[ih] "network unix"

Jack Haverty jack at 3kitty.org
Sun Oct 9 12:57:53 PDT 2016


Wow, people are actually reading this stuff...   Thanks to everyone who
pointed out that PDP-8s didn't have 8-bit byte.  Tough audience...

What I meant to say was "PDP-8s had 12-bit words and IIRC some notion of
6-bit bytes.  PDP-11s had 8-bit bytes in 16-bit words"

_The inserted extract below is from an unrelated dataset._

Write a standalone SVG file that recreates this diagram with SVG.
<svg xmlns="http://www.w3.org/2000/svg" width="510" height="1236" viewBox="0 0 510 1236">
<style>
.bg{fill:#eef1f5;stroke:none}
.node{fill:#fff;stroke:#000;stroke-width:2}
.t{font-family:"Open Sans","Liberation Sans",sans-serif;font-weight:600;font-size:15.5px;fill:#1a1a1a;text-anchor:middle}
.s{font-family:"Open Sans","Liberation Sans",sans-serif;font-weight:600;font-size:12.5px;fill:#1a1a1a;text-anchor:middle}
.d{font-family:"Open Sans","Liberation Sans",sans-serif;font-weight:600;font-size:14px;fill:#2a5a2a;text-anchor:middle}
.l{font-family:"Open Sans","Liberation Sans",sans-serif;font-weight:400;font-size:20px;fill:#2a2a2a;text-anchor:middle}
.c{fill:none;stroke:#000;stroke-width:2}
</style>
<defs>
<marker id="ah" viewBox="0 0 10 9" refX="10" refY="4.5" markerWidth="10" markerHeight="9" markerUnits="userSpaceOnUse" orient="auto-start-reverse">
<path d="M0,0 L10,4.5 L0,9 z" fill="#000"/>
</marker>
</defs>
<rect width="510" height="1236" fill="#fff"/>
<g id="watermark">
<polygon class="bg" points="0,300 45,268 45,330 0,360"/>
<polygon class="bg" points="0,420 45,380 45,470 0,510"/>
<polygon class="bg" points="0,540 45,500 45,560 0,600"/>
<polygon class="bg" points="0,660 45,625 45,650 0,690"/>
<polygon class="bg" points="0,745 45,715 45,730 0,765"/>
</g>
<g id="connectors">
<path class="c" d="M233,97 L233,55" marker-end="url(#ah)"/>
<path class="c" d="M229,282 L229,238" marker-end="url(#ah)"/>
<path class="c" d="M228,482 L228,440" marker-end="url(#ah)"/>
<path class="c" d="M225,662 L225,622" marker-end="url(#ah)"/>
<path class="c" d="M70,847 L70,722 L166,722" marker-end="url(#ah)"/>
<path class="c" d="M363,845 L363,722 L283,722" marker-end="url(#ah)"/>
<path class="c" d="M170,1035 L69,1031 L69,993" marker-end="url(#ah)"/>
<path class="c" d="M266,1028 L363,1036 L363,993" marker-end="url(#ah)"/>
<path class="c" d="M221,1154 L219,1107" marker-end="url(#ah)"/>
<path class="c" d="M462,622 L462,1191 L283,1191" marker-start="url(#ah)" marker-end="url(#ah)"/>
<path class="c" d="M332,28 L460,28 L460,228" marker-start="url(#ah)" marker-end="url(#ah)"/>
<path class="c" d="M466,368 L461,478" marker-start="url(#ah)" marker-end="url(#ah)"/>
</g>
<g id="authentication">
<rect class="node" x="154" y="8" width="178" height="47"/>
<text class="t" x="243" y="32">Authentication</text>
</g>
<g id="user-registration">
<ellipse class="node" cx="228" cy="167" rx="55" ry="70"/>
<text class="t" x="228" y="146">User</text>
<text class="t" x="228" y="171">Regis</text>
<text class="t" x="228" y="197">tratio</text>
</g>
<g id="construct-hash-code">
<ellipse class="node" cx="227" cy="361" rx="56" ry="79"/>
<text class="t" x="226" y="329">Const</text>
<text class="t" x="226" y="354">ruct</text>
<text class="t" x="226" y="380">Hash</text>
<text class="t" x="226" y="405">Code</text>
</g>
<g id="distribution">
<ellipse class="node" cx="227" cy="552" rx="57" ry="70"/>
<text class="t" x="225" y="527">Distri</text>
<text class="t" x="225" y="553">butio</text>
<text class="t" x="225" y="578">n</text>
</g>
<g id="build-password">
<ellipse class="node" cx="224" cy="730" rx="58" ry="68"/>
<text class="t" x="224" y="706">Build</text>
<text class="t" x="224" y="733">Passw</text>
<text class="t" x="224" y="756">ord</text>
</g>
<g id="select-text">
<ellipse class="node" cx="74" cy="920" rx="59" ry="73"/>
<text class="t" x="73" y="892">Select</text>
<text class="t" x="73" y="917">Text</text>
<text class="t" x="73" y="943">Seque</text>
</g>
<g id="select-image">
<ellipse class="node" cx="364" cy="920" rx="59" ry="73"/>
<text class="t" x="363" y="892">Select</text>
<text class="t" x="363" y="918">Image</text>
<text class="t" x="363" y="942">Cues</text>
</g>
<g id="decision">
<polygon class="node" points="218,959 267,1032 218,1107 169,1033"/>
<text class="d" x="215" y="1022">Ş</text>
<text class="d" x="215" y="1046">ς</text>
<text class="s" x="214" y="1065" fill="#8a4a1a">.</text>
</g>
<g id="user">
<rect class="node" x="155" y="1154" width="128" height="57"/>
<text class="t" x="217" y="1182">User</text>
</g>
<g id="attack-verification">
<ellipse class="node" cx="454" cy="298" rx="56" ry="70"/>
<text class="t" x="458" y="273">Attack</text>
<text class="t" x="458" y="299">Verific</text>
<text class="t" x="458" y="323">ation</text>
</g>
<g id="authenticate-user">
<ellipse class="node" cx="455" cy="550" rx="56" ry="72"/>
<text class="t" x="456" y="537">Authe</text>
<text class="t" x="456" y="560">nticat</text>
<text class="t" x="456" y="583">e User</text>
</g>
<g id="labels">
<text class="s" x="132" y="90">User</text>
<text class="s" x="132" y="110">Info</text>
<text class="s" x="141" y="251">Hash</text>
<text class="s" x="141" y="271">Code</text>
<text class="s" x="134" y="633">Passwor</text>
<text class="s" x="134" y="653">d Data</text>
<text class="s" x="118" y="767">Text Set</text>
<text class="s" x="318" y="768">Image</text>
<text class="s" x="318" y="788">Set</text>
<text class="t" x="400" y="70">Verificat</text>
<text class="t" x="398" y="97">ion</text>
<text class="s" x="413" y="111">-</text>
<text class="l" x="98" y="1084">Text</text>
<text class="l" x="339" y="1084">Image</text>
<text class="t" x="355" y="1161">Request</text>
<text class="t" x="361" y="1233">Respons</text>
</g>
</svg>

Somewhere between brain and fingers my neural network must have dropped
a packet......

/Jack


On 10/09/2016 12:20 PM, Scott O. Bradner wrote:
> 
>> On Oct 9, 2016, at 2:36 PM, Jack Haverty <jack at 3kitty.org> wrote:
>>
>> Hi Noel,
>>
>> You're right, I should have said 32KW....but I wonder how many people
>> today would know what "KW" means?  I suspect many would think it
>> referred to the power that our ancient monsters consumed...actually
>> probably not far off for the bigger machines that consumed many square
>> feet of lab space!
>>
>> The other aspect of the "Stone Age" that may not be remembered today is
>> that a "byte" was not yet very well-defined back then.  PDP-8s had 8-bit
>> bytes in 16-bit words.  
> 
> 
> PDP-8s were 12 bit words
> 
> PDP-1, 7, 9, 15 were 18 bit words
> 
> PDP-11 were 16 bit words
> 
> PDD 6, 10 were 36 bit words
> 
> Scott
> 
>> Other machines made different choices.  The
>> PDP-10 was agnostic -- the instruction set allowed the programmer to
>> specify whatever byte size they liked.  So a "byte" only made sense in
>> the context of a specific machine.
>>
>> Today of course we all know that a byte is 8 bits.  Period.  Perhaps
>> some historian can figure out exactly when that happened.....
>>
>> Fun times...
>> /Jack
>>
>> On 10/09/2016 10:21 AM, Noel Chiappa wrote:
>>> A few notes/corrections:
>>>
>>>> The /40 design utilized a single address space for instructions and
>>>> data, so everything had to fit in 32KB of memory (yes K, not M or G).
>>>
>>> Err, that was 32KW, i.e. 64KB. But 8KB was the I/O page (device registers), so
>>> only 56KB of memory - sort of, because V6 Unix used one 8KB page to map in
>>> each process' kernel stack + other swappable per-process data, so really only
>>> 48KB for all kernel code, data, disk buffers, etc.